Excited state dynamics in photosynthetic reaction center and light harvesting complex 1

Abstract

Key to efficient harvesting of sunlight in photosynthesis is the first energy conversion process in which electronic excitation establishes a trans-membrane charge gradient. This conversion is accomplished by the photosynthetic reaction center (RC) that is, in case of the purple photosynthetic bacterium Rhodobacter sphaeroides studied here, surrounded by light harvesting complex 1 (LH1). The RC employs six pigment molecules to initiate the conversion: four bacteriochlorophylls and two bacteriopheophytins. The excited states of these pigments interact very strongly and are simultaneously influenced by the surrounding thermal protein environment. Likewise, LH1 employs 32 bacteriochlorophylls influenced in their excited state dynamics by strong interaction between the pigments and by interaction with the protein environment. Modeling the excited state dynamics in the RC as well as in LH1 requires theoretical methods, which account for both pigment-pigment interaction and pigment-environment interaction. In the present study we describe the excitation dynamics within a RC and excitation transfer between light harvesting complex 1 (LH1) and RC, employing the hierarchical equation of motion method. For this purpose a set of model parameters that reproduce RC as well as LH1 spectra and observed oscillatory excitation dynamics in the RC is suggested.
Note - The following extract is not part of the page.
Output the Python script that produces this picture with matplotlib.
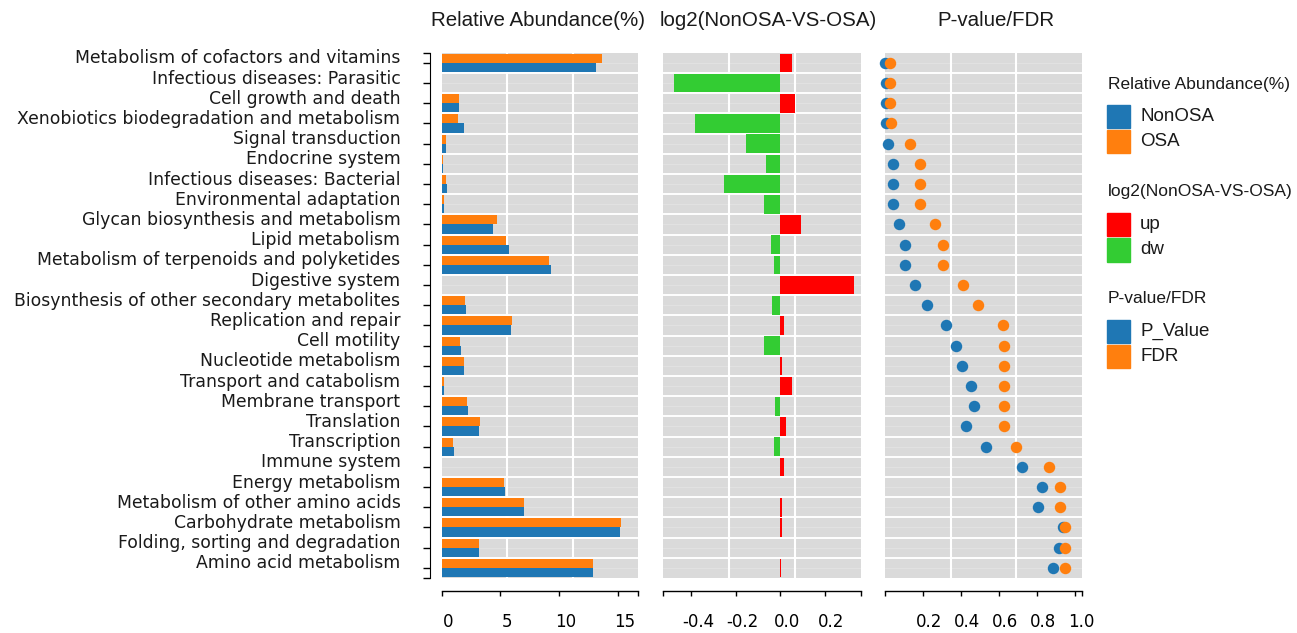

We find that the environment has a significant effect on LH1-RC excitation transfer and that excitation transfers incoherently between LH1 and RC.

Figure 1

(a) Position of bacteriochlorophylls (P_M, P_L, B_M, B_L) and bacteriopheophytins (H_M, H_L) in the reaction center (RC) from Rhodobacter sphaeroides. (b) RC equilibrium infrared absorption spectrum from Ref. . (c) Light harvesting complex 1 surrounding the RC; shown is also the B875 ring of pigments. (d) Orientation of bacteriochlorophyll and bacteriopheophytin transition dipole moments in the RC.

Figure 2

Comparison of 300 K linear equilibrium absorption spectra calculated by the HEOM and observed experimentally as reported in Ref. .

Figure 3

Excitation dynamics of the reaction center calculated with system and bath parameters taken from Table 1, where parameter set 1 (a) assumes high dynamic disorder and parameter set 2 (b) assumes low dynamic disorder. Populations are shown for the pigments initially excited in each calculation.

Figure 4

Reaction center exciton states. The exciton states, $\widetilde{|\nu ⟩}$, are defined as eigenstates of the stationary state density matrix, namely, ${\rho }_e\widetilde{|\nu ⟩}=P_{\nu }\widetilde{|\nu ⟩}$; parameters were taken from Table 1, where parameter set 1 (a) assumes high dynamic disorder and parameter set 2 (b) assumes low dynamic disorder. Orange circles (radius scales with diagonal elements of $\widetilde{|\nu ⟩}\widetilde{⟨\nu |}$) indicate the participation of each pigment in an exciton state, and blue lines (thickness scales with absolute value of off-diagonal elements of $\widetilde{|\nu ⟩}\widetilde{⟨\nu |}$) indicate inter-pigment coherence. Listed are also the steady-state population P_ν and energy ε_ν of each exciton state. The numbering of the states is in energetically ascending order.

Figure 5

(a) LH1 absorption spectrum. Shown is a comparison of spectra from Ref. and calculated here using the HEOM approach, but excluding static disorder. (b) Excitation transfer from LH1 to RC. Excitation transfer was determined both for parameter sets 1 and 2. Shown are close comparisons between the HEOM results and descriptions in terms of the kinetic model in Eq. 10 where t_f is the LH1→RC transfer time and t_b is the RC→LH1 transfer time.